Con un uno-due degno di Muhammad Ali, il 3 marzo una maggioranza trasversale ha chiaramente rappresentato in Senato la rivolta anti trivelle che oramai da mesi monta nel Paese. Ed è bene che sia trasversale, perché l’inquinamento non è né di destra né di sinistra. E gli inquinati sono cittadini – dalla Sicilia alle regioni dell’Adriatico – cui per una volta i senatori hanno dato voce. È stato così che i tre-quattro ‘comitatini’ anti trivelle citati da Renzi hanno messo nel loro carniere un paio di prede succulente.

La prima, un ordine del giorno che impegna il governo – che non ha avuto nulla da obiettare – a non autorizzare trivellazioni che non siano conformi alla Direttiva 2013/30/Ue. Questa andrebbe recepita entro pochi mesi ma pare piuttosto in alto mare, visto che cozza con lo spirito e la lettera del famigerato ‘sbloccatrivelle‘, ovvero l’art. 38 della legge 164/2014 (lo “Sblocca Italia”). Di fatto, nessuno dei procedimenti in corso di autorizzazione rispecchia le disposizioni della Direttiva. Non fosse altro perché è ben lungi dal valutare gli impatti dei possibili rischi da “incidente rilevante”, che nel nostro Paese non si valutano affatto, ai sensi del D.Lgsl.l. 238/2005. Se pensate che in Italia vengano valutati scenari tipo Deepwater Horizon siete fuori strada: al massimo, ad essere valutato, sarebbe lo sversamento in mare di pochi litri di idrocarburi.

L’altra mazzata è stata ancora più dura. Contro il parere del governo, una maggioranza assolutamente trasversale ha introdotto, nel disegno di legge sui cosiddetti ‘ecoreati’, un emendamento che mette fuori legge le ricerche sismiche effettuate in mare con airguns o altri strumenti “esplosivi”. Gli airguns sono veri e propri “ordigni” ad aria compressa che producono esplosioni a catena, le cui onde d’urto si riflettono sul fondo marino e vengono registrate da una serie di microfoni, permettendo di generare un “profilo” della struttura del fondo marino. Se un pescatore dovesse usare uno strumento del genere, finirebbe dritto in galera. Che i petrolieri lo facciano di routine è un’offesa al buon senso.

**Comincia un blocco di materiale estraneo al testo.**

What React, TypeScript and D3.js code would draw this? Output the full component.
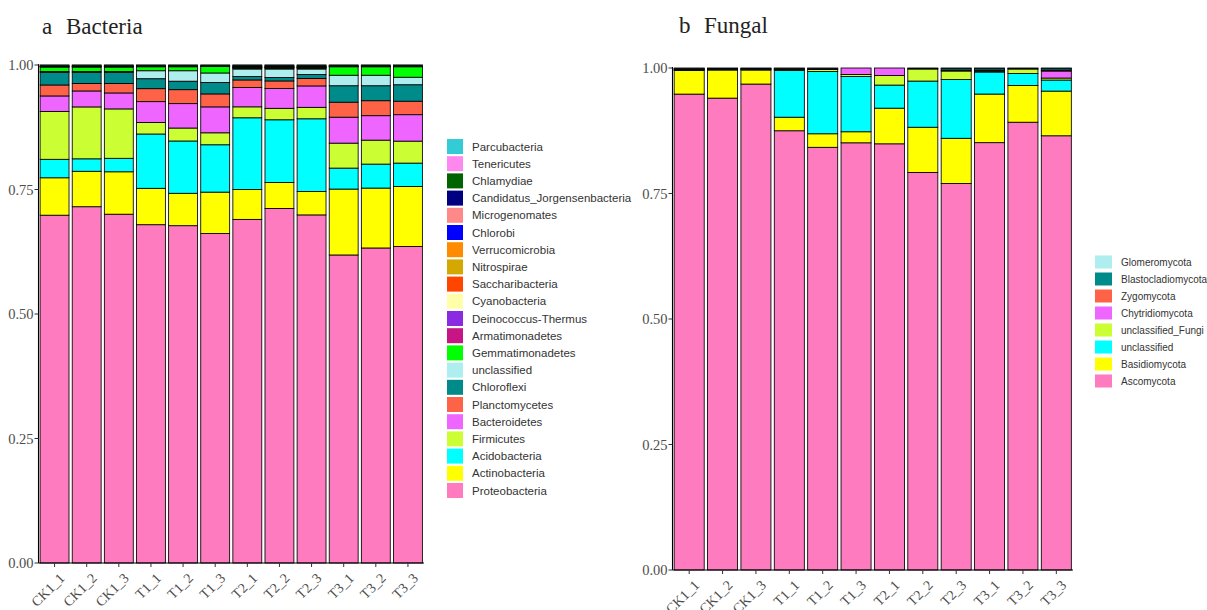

Soprattutto se, come nel caso della compagnia Schlumberger in Sicilia, lo vogliono fare in aree ad elevata diversità biologica, di importanza “critica” per i cetacei e con aree di riproduzione per specie importantissime per la pesca come il nasello (o merluzzo del Mediterraneo), la triglia di fango, il gambero rosa, l’acciuga, il gambero rosso e il tonno rosso. Adesso, la norma sugli ecoreati va alla Camera e si spera bene che non venga più toccata, visto che la sua “sopravvivenza” in caso di ulteriore modifica e ritorno al Senato non pare affatto garantita.

D’altra parte, i “comitatini” si stanno organizzando anche sull’altra sponda dell’Adriatico: sotto la crescente pressione dell’opinione pubblica, il Primo ministro della Croazia, Zoran Milanovic, ha accennato alla possibilità di un referendum sull’esteso piano di trivellazioni offshore nell’Adriatico orientale. Un piano che preoccupa anche l’Italia, che ha ottenuto di partecipare al processo croato di ‘valutazione ambientale strategica’ (Vas): il nostro Paese dovrà dire la sua entro il 4 maggio. A questo punto ci aspettiamo che la Croazia, per reciprocità, chieda di partecipare alla Vas sulle trivelle d’Italia. Che non è mai stata fatta e sarebbe invece il caso di fare, garantendo adeguata partecipazione al pubblico. Pardon, ai “comitatini”.